[Source code of charts]
******************************
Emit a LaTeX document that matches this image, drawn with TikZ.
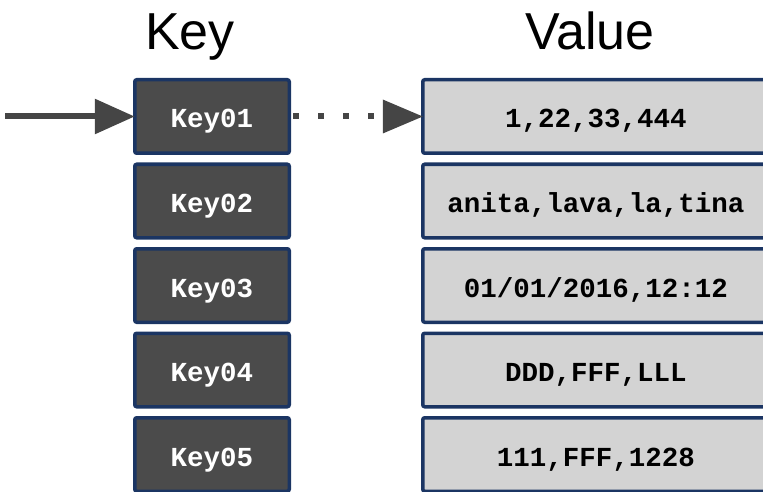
\documentclass[tikz,border=0pt]{standalone}
\usepackage{fontspec}
\setmainfont{Liberation Sans}
\setmonofont{Liberation Mono}
\usetikzlibrary{arrows.meta,positioning}

\definecolor{boxborder}{HTML}{1B3563}
\definecolor{keyfill}{HTML}{4B4B4B}
\definecolor{valfill}{HTML}{D3D3D3}
\definecolor{arrowgray}{HTML}{454545}

\begin{document}
\begin{tikzpicture}[
		x=1pt, y=-1pt,
		node distance=11pt,
		every node/.style={inner sep=0pt, outer sep=0pt},
		keybox/.style={draw=boxborder, line width=3.5pt, fill=keyfill, rounded corners=2pt,
			minimum width=154.5pt, minimum height=73.5pt, text=white,
			text height=23pt, text depth=0pt,
			font=\ttfamily\bfseries\fontsize{27.5}{28}\selectfont},
		valbox/.style={draw=boxborder, line width=3.5pt, fill=valfill, rounded corners=2pt,
			minimum width=346.5pt, minimum height=73.5pt, text=black,
			text height=23pt, text depth=0pt,
			font=\ttfamily\bfseries\fontsize{27.5}{28}\selectfont},
		title/.style={anchor=base, font=\fontsize{52}{52}\selectfont},
		inarrow/.style={draw=arrowgray, line width=6pt, -{Triangle[length=40pt,width=34pt]}},
		lookup/.style={draw=arrowgray, line width=6pt, dash pattern=on 6pt off 19pt,
			-{Triangle[length=40pt,width=34pt,line width=0pt]}}
	]
		\useasboundingbox (0,0) rectangle (763,492);
		\clip (0,0) rectangle (763,492);

		% Titles
		\node[title] (keytitle) at (190,50) {Key};
		\node[title] (valtitle) at (590,50) {Value};

		% Keys
		\node[keybox] (key1) at (212,116.5) {Key01};
		\node[keybox, below=of key1] (key2) {Key02};
		\node[keybox, below=of key2] (key3) {Key03};
		\node[keybox, below=of key3] (key4) {Key04};
		\node[keybox, below=of key4] (key5) {Key05};

		% Values
		\node[valbox] (val1) at (596,116.5) {1,22,33,444};
		\node[valbox, below=of val1] (val2) {anita,lava,la,tina};
		\node[valbox, below=of val2] (val3) {01/01/2016,12:12};
		\node[valbox, below=of val3] (val4) {DDD,FFF,LLL};
		\node[valbox, below=of val4] (val5) {111,FFF,1228};

		% Arrows
		\coordinate (start) at (5,116.5);
		\draw[inarrow] (start) -- (key1.west);
		\draw[lookup] ([xshift=4pt]key1.east) -- (val1.west);
	\end{tikzpicture}
\end{document}
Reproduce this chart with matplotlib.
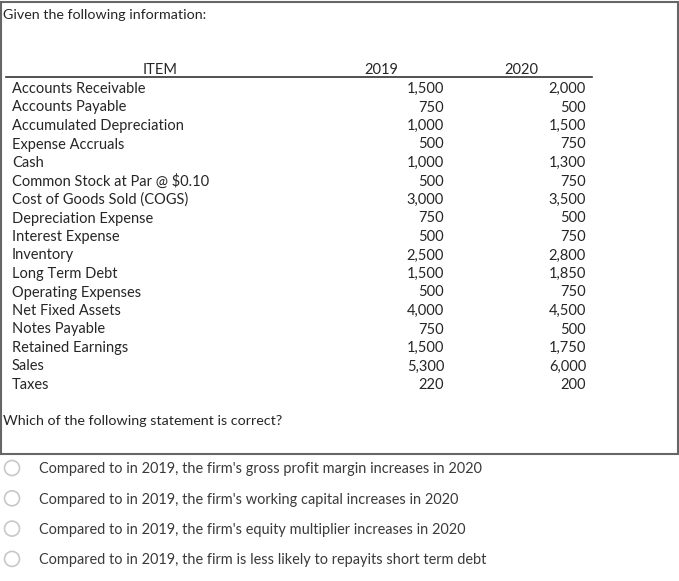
import matplotlib.pyplot as plt
from matplotlib.patches import Circle, Rectangle

plt.rcParams['font.family'] = ['Lato', 'DejaVu Sans']

# table data
items = ["Accounts Receivable", "Accounts Payable", "Accumulated Depreciation",
         "Expense Accruals", "Cash", "Common Stock at Par @ $0.10",
         "Cost of Goods Sold (COGS)", "Depreciation Expense", "Interest Expense",
         "Inventory", "Long Term Debt", "Operating Expenses", "Net Fixed Assets",
         "Notes Payable", "Retained Earnings", "Sales", "Taxes"]
v2019 = [1500, 750, 1000, 500, 1000, 500, 3000, 750, 500, 2500, 1500, 500,
         4000, 750, 1500, 5300, 220]
v2020 = [2000, 500, 1500, 750, 1300, 750, 3500, 500, 750, 2800, 1850, 750,
         4500, 500, 1750, 6000, 200]
years = ["2019", "2020"]

title = "Given the following information:"
question = "Which of the following statement is correct?"
options = [
    "Compared to in 2019, the firm's gross profit margin increases in 2020",
    "Compared to in 2019, the firm's working capital increases in 2020",
    "Compared to in 2019, the firm's equity multiplier increases in 2020",
    "Compared to in 2019, the firm is less likely to repayits short term debt",
]

fig = plt.figure(figsize=(6.79, 5.81), dpi=100)
ax = fig.add_axes([0, 0, 1, 1])
ax.set_xlim(0, 679)
ax.set_ylim(581, 0)
ax.axis('off')

txt = '#262626'
fs = 10.5
va = 'center_baseline'

# outer box
ax.add_patch(Rectangle((1, 2), 677, 452, fill=False, edgecolor='#666666', lw=1.5))

ax.text(3, 14, title, fontsize=10.3, color=txt, va=va, ha='left')

# header
ax.text(160, 68, "ITEM", fontsize=fs, color=txt, va=va, ha='center')
ax.text(381, 68, years[0], fontsize=fs, color=txt, va=va, ha='center')
ax.text(521, 68, years[1], fontsize=fs, color=txt, va=va, ha='center')
ax.plot([6, 592], [76.5, 76.5], color='#333333', lw=1.2)

# rows
for i, name in enumerate(items):
    y = 87.5 + i * 18.5
    ax.text(12, y, name, fontsize=fs, color=txt, va=va, ha='left')
    ax.text(444, y, f"{v2019[i]:,}", fontsize=fs, color=txt, va=va, ha='right')
    ax.text(586, y, f"{v2020[i]:,}", fontsize=fs, color=txt, va=va, ha='right')

ax.text(3, 420, question, fontsize=10.3, color=txt, va=va, ha='left')

# answer options
for i, opt in enumerate(options):
    y = 468 + i * 30.3
    ax.add_patch(Circle((12, y), 7.5, fill=False, edgecolor='#c8c8c8', lw=1.2))
    ax.text(39, y, opt, fontsize=10.45, color='#3a3a3a', va=va, ha='left')

fig.savefig('out.png', dpi=100, facecolor='white')
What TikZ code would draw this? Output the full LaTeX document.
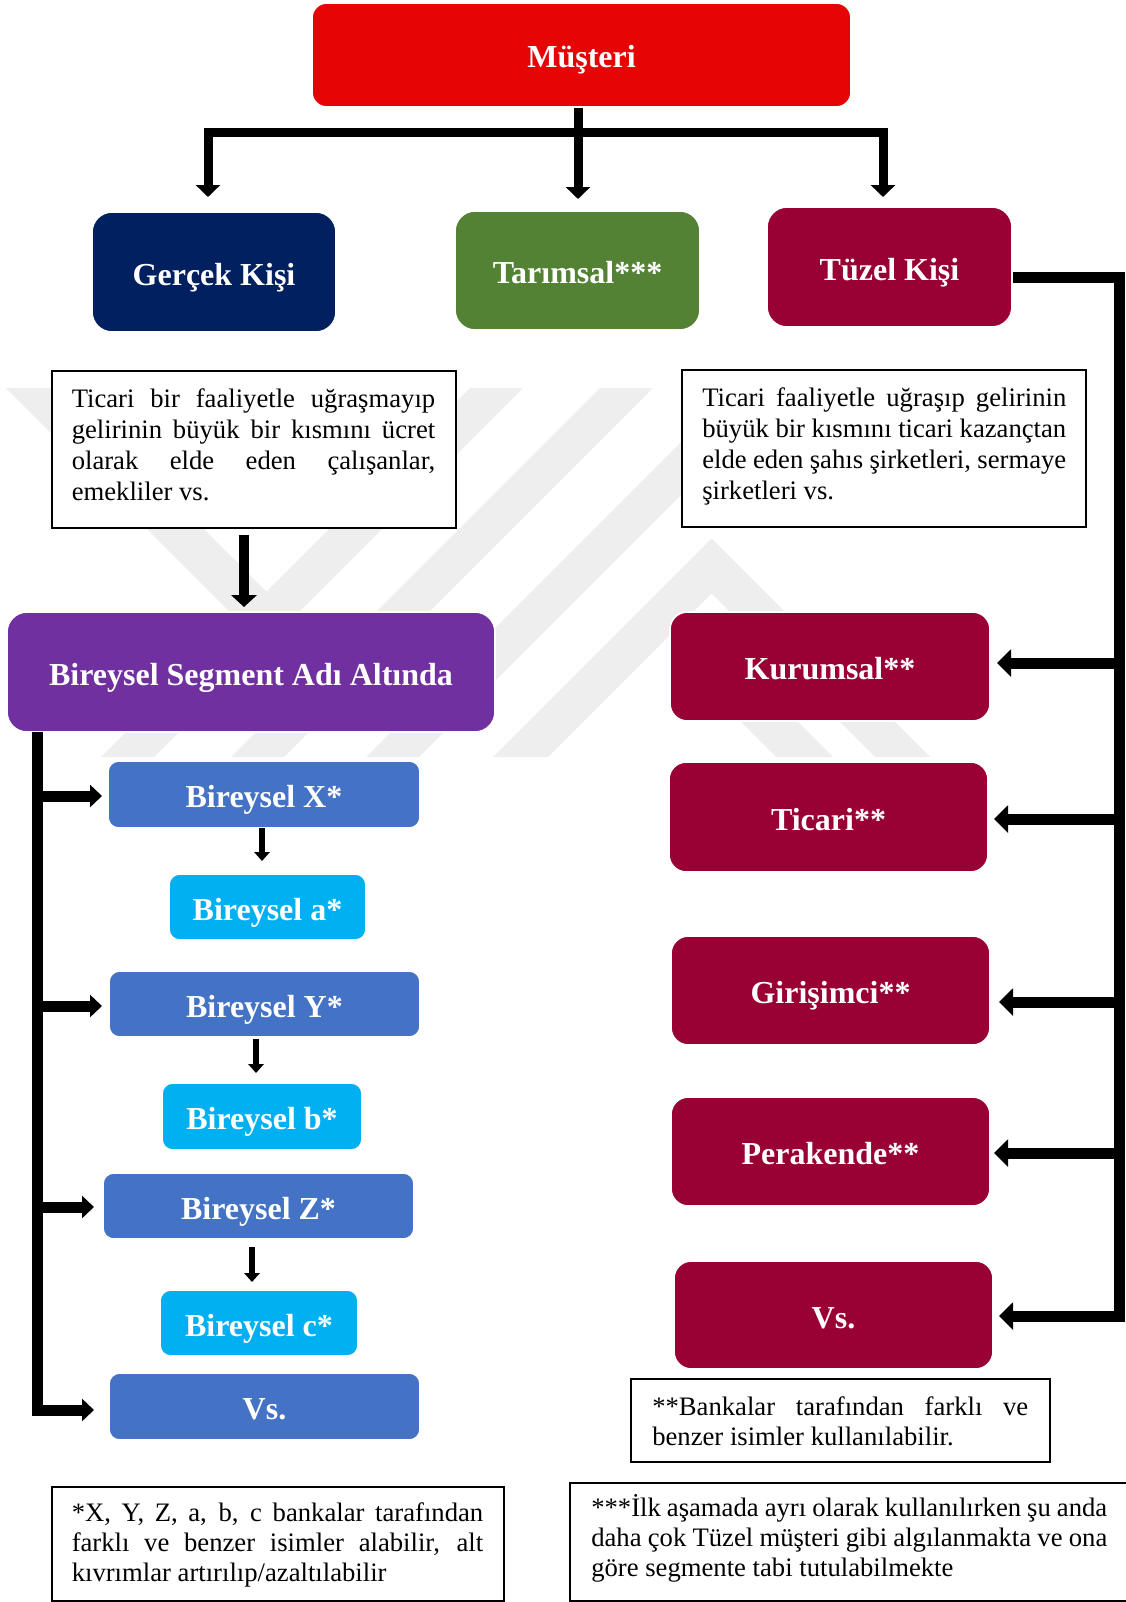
******************************
Extract all the entries word for word; omit any pictures.

Emit a LaTeX document that matches this image, drawn with TikZ.
\documentclass[tikz,border=0pt]{standalone}
\usepackage{fontspec}
\setmainfont{Liberation Sans}
\setmonofont{Liberation Mono}
\usetikzlibrary{arrows.meta,positioning}

\definecolor{boxborder}{HTML}{1B3563}
\definecolor{keyfill}{HTML}{4B4B4B}
\definecolor{valfill}{HTML}{D3D3D3}
\definecolor{arrowgray}{HTML}{454545}

\begin{document}
\begin{tikzpicture}[
		x=1pt, y=-1pt,
		node distance=11pt,
		every node/.style={inner sep=0pt, outer sep=0pt},
		keybox/.style={draw=boxborder, line width=3.5pt, fill=keyfill, rounded corners=2pt,
			minimum width=154.5pt, minimum height=73.5pt, text=white,
			text height=23pt, text depth=0pt,
			font=\ttfamily\bfseries\fontsize{27.5}{28}\selectfont},
		valbox/.style={draw=boxborder, line width=3.5pt, fill=valfill, rounded corners=2pt,
			minimum width=346.5pt, minimum height=73.5pt, text=black,
			text height=23pt, text depth=0pt,
			font=\ttfamily\bfseries\fontsize{27.5}{28}\selectfont},
		title/.style={anchor=base, font=\fontsize{52}{52}\selectfont},
		inarrow/.style={draw=arrowgray, line width=6pt, -{Triangle[length=40pt,width=34pt]}},
		lookup/.style={draw=arrowgray, line width=6pt, dash pattern=on 6pt off 19pt,
			-{Triangle[length=40pt,width=34pt,line width=0pt]}}
	]
		\useasboundingbox (0,0) rectangle (763,492);
		\clip (0,0) rectangle (763,492);

		% Titles
		\node[title] (keytitle) at (190,50) {Key};
		\node[title] (valtitle) at (590,50) {Value};

		% Keys
		\node[keybox] (key1) at (212,116.5) {Key01};
		\node[keybox, below=of key1] (key2) {Key02};
		\node[keybox, below=of key2] (key3) {Key03};
		\node[keybox, below=of key3] (key4) {Key04};
		\node[keybox, below=of key4] (key5) {Key05};

		% Values
		\node[valbox] (val1) at (596,116.5) {1,22,33,444};
		\node[valbox, below=of val1] (val2) {anita,lava,la,tina};
		\node[valbox, below=of val2] (val3) {01/01/2016,12:12};
		\node[valbox, below=of val3] (val4) {DDD,FFF,LLL};
		\node[valbox, below=of val4] (val5) {111,FFF,1228};

		% Arrows
		\coordinate (start) at (5,116.5);
		\draw[inarrow] (start) -- (key1.west);
		\draw[lookup] ([xshift=4pt]key1.east) -- (val1.west);
	\end{tikzpicture}
\end{document}
Reproduce this chart with matplotlib.
import matplotlib.pyplot as plt
from matplotlib.patches import Circle, Rectangle

plt.rcParams['font.family'] = ['Lato', 'DejaVu Sans']

# table data
items = ["Accounts Receivable", "Accounts Payable", "Accumulated Depreciation",
         "Expense Accruals", "Cash", "Common Stock at Par @ $0.10",
         "Cost of Goods Sold (COGS)", "Depreciation Expense", "Interest Expense",
         "Inventory", "Long Term Debt", "Operating Expenses", "Net Fixed Assets",
         "Notes Payable", "Retained Earnings", "Sales", "Taxes"]
v2019 = [1500, 750, 1000, 500, 1000, 500, 3000, 750, 500, 2500, 1500, 500,
         4000, 750, 1500, 5300, 220]
v2020 = [2000, 500, 1500, 750, 1300, 750, 3500, 500, 750, 2800, 1850, 750,
         4500, 500, 1750, 6000, 200]
years = ["2019", "2020"]

title = "Given the following information:"
question = "Which of the following statement is correct?"
options = [
    "Compared to in 2019, the firm's gross profit margin increases in 2020",
    "Compared to in 2019, the firm's working capital increases in 2020",
    "Compared to in 2019, the firm's equity multiplier increases in 2020",
    "Compared to in 2019, the firm is less likely to repayits short term debt",
]

fig = plt.figure(figsize=(6.79, 5.81), dpi=100)
ax = fig.add_axes([0, 0, 1, 1])
ax.set_xlim(0, 679)
ax.set_ylim(581, 0)
ax.axis('off')

txt = '#262626'
fs = 10.5
va = 'center_baseline'

# outer box
ax.add_patch(Rectangle((1, 2), 677, 452, fill=False, edgecolor='#666666', lw=1.5))

ax.text(3, 14, title, fontsize=10.3, color=txt, va=va, ha='left')

# header
ax.text(160, 68, "ITEM", fontsize=fs, color=txt, va=va, ha='center')
ax.text(381, 68, years[0], fontsize=fs, color=txt, va=va, ha='center')
ax.text(521, 68, years[1], fontsize=fs, color=txt, va=va, ha='center')
ax.plot([6, 592], [76.5, 76.5], color='#333333', lw=1.2)

# rows
for i, name in enumerate(items):
    y = 87.5 + i * 18.5
    ax.text(12, y, name, fontsize=fs, color=txt, va=va, ha='left')
    ax.text(444, y, f"{v2019[i]:,}", fontsize=fs, color=txt, va=va, ha='right')
    ax.text(586, y, f"{v2020[i]:,}", fontsize=fs, color=txt, va=va, ha='right')

ax.text(3, 420, question, fontsize=10.3, color=txt, va=va, ha='left')

# answer options
for i, opt in enumerate(options):
    y = 468 + i * 30.3
    ax.add_patch(Circle((12, y), 7.5, fill=False, edgecolor='#c8c8c8', lw=1.2))
    ax.text(39, y, opt, fontsize=10.45, color='#3a3a3a', va=va, ha='left')

fig.savefig('out.png', dpi=100, facecolor='white')
What TikZ code would draw this? Output the full LaTeX document.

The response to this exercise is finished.